🤖 AI Summary
This work investigates the training dynamics and generalization behavior of overparameterized shallow neural networks with quadratic activation under a teacher-student framework. In the extensive regime where input dimension scales proportionally with network width and sample size grows quadratically, the authors combine dynamical mean-field theory with high-dimensional probability analysis to characterize the high-dimensional limit of gradient flow dynamics. They further introduce L² regularization to analyze long-time performance and spectral properties.
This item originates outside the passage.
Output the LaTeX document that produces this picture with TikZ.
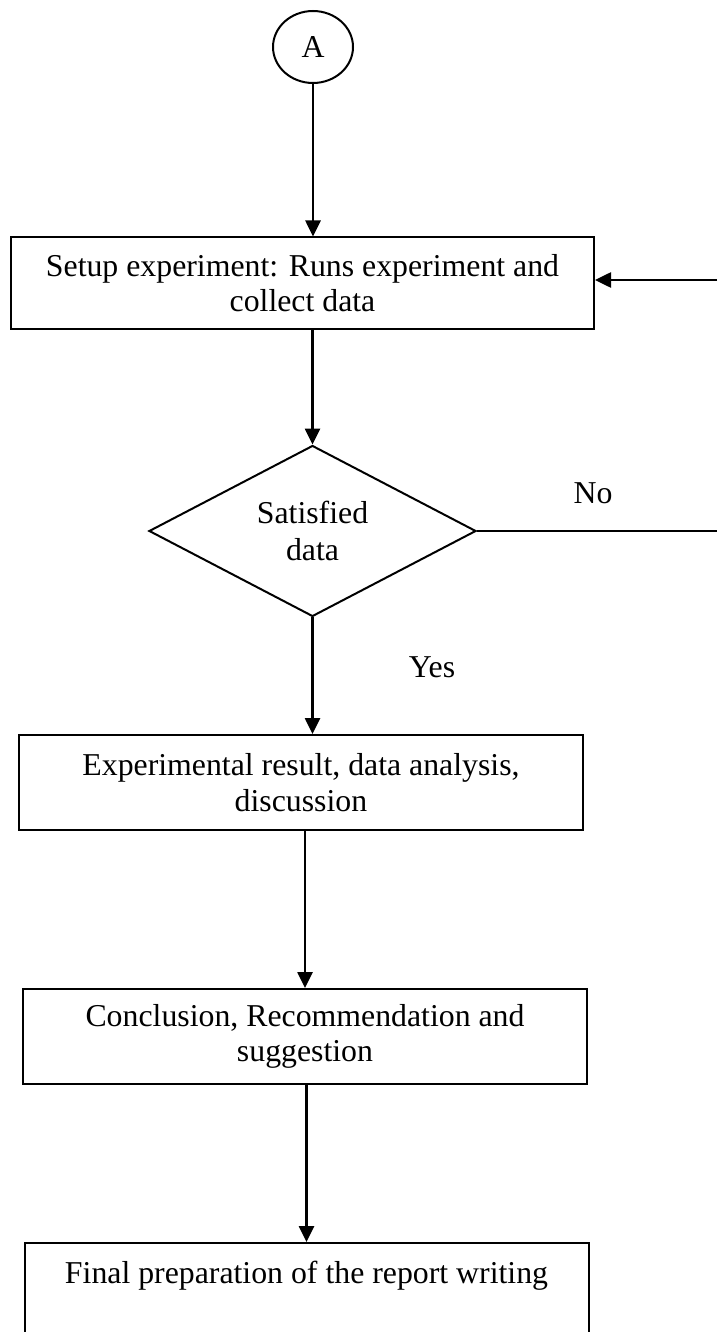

Key contributions include uncovering the double descent phenomenon in the presence of label noise, establishing a precise threshold for perfect recovery under small regularization, and quantitatively elucidating how overparameterization continues to enhance generalization beyond the interpolation threshold, thereby revealing an exact relationship between network width and recovery performance.
📝 Abstract
We study the high-dimensional training dynamics of a shallow neural network with quadratic activation in a teacher-student setup. We focus on the extensive-width regime, where the teacher and student network widths scale proportionally with the input dimension, and the sample size grows quadratically. This scaling aims to describe overparameterized neural networks in which feature learning still plays a central role. In the high-dimensional limit, we derive a dynamical characterization of the gradient flow, in the spirit of dynamical mean-field theory (DMFT). Under l2-regularization, we analyze these equations at long times and characterize the performance and spectral properties of the resulting estimator. This result provides a quantitative understanding of the effect of overparameterization on learning and generalization, and reveals a double descent phenomenon in the presence of label noise, where generalization improves beyond interpolation. In the small regularization limit, we obtain an exact expression for the perfect recovery threshold as a function of the network widths, providing a precise characterization of how overparameterization influences recovery.